▸ MATERIAL PROVIDED:
■ ■ ■

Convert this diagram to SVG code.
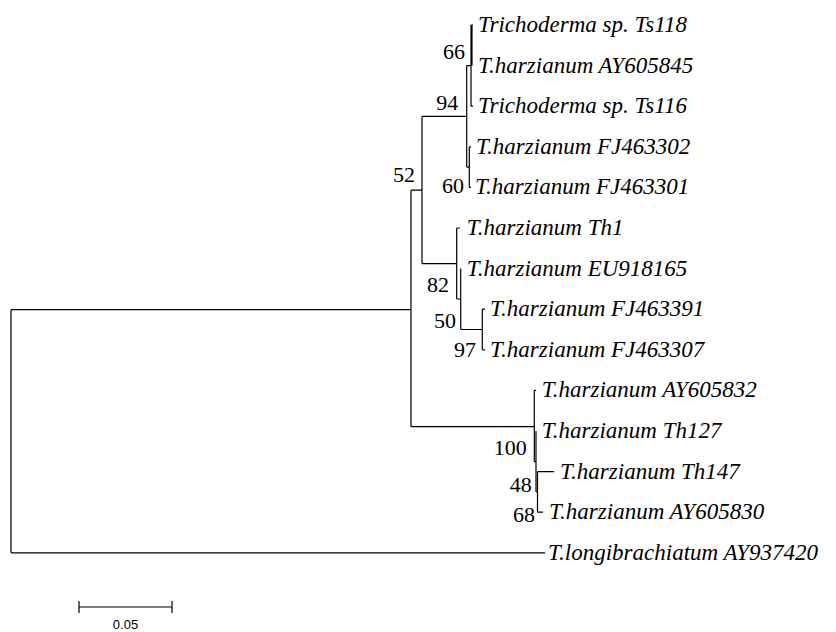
<svg xmlns="http://www.w3.org/2000/svg" width="836" height="632" viewBox="0 0 836 632">
<style>
.br{fill:none;stroke:#000;stroke-width:1.2}
.tx{font-family:"Liberation Serif","Times New Roman",serif;font-style:italic;font-size:23px;fill:#000}
.bs{font-family:"Liberation Serif","Times New Roman",serif;font-size:22px;fill:#000;text-anchor:end}
.sc{font-family:"Liberation Sans",Arial,sans-serif;font-size:13px;fill:#000;text-anchor:middle}
</style>
<rect width="836" height="632" fill="#fff"/>
<g id="connectors">
<path class="br" d="M11,309.7 V552.8 M11,309.7 H411 M11,552.8 H545"/>
<path class="br" d="M411,190.2 V426.7 M411,190.2 H422 M411,426.7 H534.3"/>
<path class="br" d="M422,116.4 V263.6 M422,116.4 H466.7 M422,263.6 H456.7"/>
<path class="br" d="M466.7,65.6 V167.1 M466.7,65.6 H471 M466.7,167.1 H469.3"/>
<path class="br" d="M471,25 V106.2 M472,25 V65.6 M471,25 H473 M471,106.2 H473"/>
<path class="br" d="M469.3,146.8 V187.4 M469.3,146.8 H471 M469.3,187.4 H471"/>
<path class="br" d="M456.7,228 V299 M456.7,228 H460 M456.7,299 H460.7"/>
<path class="br" d="M460.7,268.6 V329.5 M460.7,329.5 H482.3"/>
<path class="br" d="M482.3,309.2 V349.8 M482.3,309.2 H485 M482.3,349.8 H485"/>
<path class="br" d="M534.3,390.4 V461.7 M534.3,390.4 H536 M534.3,461.7 H536"/>
<path class="br" d="M536,431 V492 M536,492 H537.5"/>
<path class="br" d="M537.5,471.6 V512.2 M537.5,471.6 H554 M537.5,512.2 H543"/>
</g>
<g id="leaves">
<g id="n-ts118"><text class="tx" x="478" y="32">Trichoderma sp. Ts118</text></g>
<g id="n-ay605845"><text class="tx" x="478" y="72.6">T.harzianum AY605845</text></g>
<g id="n-ts116"><text class="tx" x="478" y="113.2">Trichoderma sp. Ts116</text></g>
<g id="n-fj463302"><text class="tx" x="476" y="153.8">T.harzianum FJ463302</text></g>
<g id="n-fj463301"><text class="tx" x="475" y="194.4">T.harzianum FJ463301</text></g>
<g id="n-th1"><text class="tx" x="466.7" y="235">T.harzianum Th1</text></g>
<g id="n-eu918165"><text class="tx" x="466.7" y="275.6">T.harzianum EU918165</text></g>
<g id="n-fj463391"><text class="tx" x="490" y="316.2">T.harzianum FJ463391</text></g>
<g id="n-fj463307"><text class="tx" x="490" y="356.8">T.harzianum FJ463307</text></g>
<g id="n-ay605832"><text class="tx" x="541.7" y="397.4">T.harzianum AY605832</text></g>
<g id="n-th127"><text class="tx" x="541.7" y="438">T.harzianum Th127</text></g>
<g id="n-th147"><text class="tx" x="560" y="478.6">T.harzianum Th147</text></g>
<g id="n-ay605830"><text class="tx" x="549" y="519.2">T.harzianum AY605830</text></g>
<g id="n-ay937420"><text class="tx" x="548" y="559.8">T.longibrachiatum AY937420</text></g>
</g>
<g id="bootstrap">
<text class="bs" x="465" y="59">66</text>
<text class="bs" x="458.3" y="110">94</text>
<text class="bs" x="415" y="182">52</text>
<text class="bs" x="464" y="193">60</text>
<text class="bs" x="449" y="292">82</text>
<text class="bs" x="456" y="328">50</text>
<text class="bs" x="476" y="357">97</text>
<text class="bs" x="526.7" y="455">100</text>
<text class="bs" x="531.7" y="492">48</text>
<text class="bs" x="535" y="522">68</text>
</g>
<g id="scale">
<path class="br" d="M79,607 H172 M79,601 V613 M172,601 V613"/>
<text class="sc" x="125.5" y="629">0.05</text>
</g>
</svg>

■ ■ ■

Give the data again exactly as written, with all pictures left out.

▸ COMPLETE OUTPUT:
Convert this diagram to SVG code.
<svg xmlns="http://www.w3.org/2000/svg" width="836" height="632" viewBox="0 0 836 632">
<style>
.br{fill:none;stroke:#000;stroke-width:1.2}
.tx{font-family:"Liberation Serif","Times New Roman",serif;font-style:italic;font-size:23px;fill:#000}
.bs{font-family:"Liberation Serif","Times New Roman",serif;font-size:22px;fill:#000;text-anchor:end}
.sc{font-family:"Liberation Sans",Arial,sans-serif;font-size:13px;fill:#000;text-anchor:middle}
</style>
<rect width="836" height="632" fill="#fff"/>
<g id="connectors">
<path class="br" d="M11,309.7 V552.8 M11,309.7 H411 M11,552.8 H545"/>
<path class="br" d="M411,190.2 V426.7 M411,190.2 H422 M411,426.7 H534.3"/>
<path class="br" d="M422,116.4 V263.6 M422,116.4 H466.7 M422,263.6 H456.7"/>
<path class="br" d="M466.7,65.6 V167.1 M466.7,65.6 H471 M466.7,167.1 H469.3"/>
<path class="br" d="M471,25 V106.2 M472,25 V65.6 M471,25 H473 M471,106.2 H473"/>
<path class="br" d="M469.3,146.8 V187.4 M469.3,146.8 H471 M469.3,187.4 H471"/>
<path class="br" d="M456.7,228 V299 M456.7,228 H460 M456.7,299 H460.7"/>
<path class="br" d="M460.7,268.6 V329.5 M460.7,329.5 H482.3"/>
<path class="br" d="M482.3,309.2 V349.8 M482.3,309.2 H485 M482.3,349.8 H485"/>
<path class="br" d="M534.3,390.4 V461.7 M534.3,390.4 H536 M534.3,461.7 H536"/>
<path class="br" d="M536,431 V492 M536,492 H537.5"/>
<path class="br" d="M537.5,471.6 V512.2 M537.5,471.6 H554 M537.5,512.2 H543"/>
</g>
<g id="leaves">
<g id="n-ts118"><text class="tx" x="478" y="32">Trichoderma sp. Ts118</text></g>
<g id="n-ay605845"><text class="tx" x="478" y="72.6">T.harzianum AY605845</text></g>
<g id="n-ts116"><text class="tx" x="478" y="113.2">Trichoderma sp. Ts116</text></g>
<g id="n-fj463302"><text class="tx" x="476" y="153.8">T.harzianum FJ463302</text></g>
<g id="n-fj463301"><text class="tx" x="475" y="194.4">T.harzianum FJ463301</text></g>
<g id="n-th1"><text class="tx" x="466.7" y="235">T.harzianum Th1</text></g>
<g id="n-eu918165"><text class="tx" x="466.7" y="275.6">T.harzianum EU918165</text></g>
<g id="n-fj463391"><text class="tx" x="490" y="316.2">T.harzianum FJ463391</text></g>
<g id="n-fj463307"><text class="tx" x="490" y="356.8">T.harzianum FJ463307</text></g>
<g id="n-ay605832"><text class="tx" x="541.7" y="397.4">T.harzianum AY605832</text></g>
<g id="n-th127"><text class="tx" x="541.7" y="438">T.harzianum Th127</text></g>
<g id="n-th147"><text class="tx" x="560" y="478.6">T.harzianum Th147</text></g>
<g id="n-ay605830"><text class="tx" x="549" y="519.2">T.harzianum AY605830</text></g>
<g id="n-ay937420"><text class="tx" x="548" y="559.8">T.longibrachiatum AY937420</text></g>
</g>
<g id="bootstrap">
<text class="bs" x="465" y="59">66</text>
<text class="bs" x="458.3" y="110">94</text>
<text class="bs" x="415" y="182">52</text>
<text class="bs" x="464" y="193">60</text>
<text class="bs" x="449" y="292">82</text>
<text class="bs" x="456" y="328">50</text>
<text class="bs" x="476" y="357">97</text>
<text class="bs" x="526.7" y="455">100</text>
<text class="bs" x="531.7" y="492">48</text>
<text class="bs" x="535" y="522">68</text>
</g>
<g id="scale">
<path class="br" d="M79,607 H172 M79,601 V613 M172,601 V613"/>
<text class="sc" x="125.5" y="629">0.05</text>
</g>
</svg>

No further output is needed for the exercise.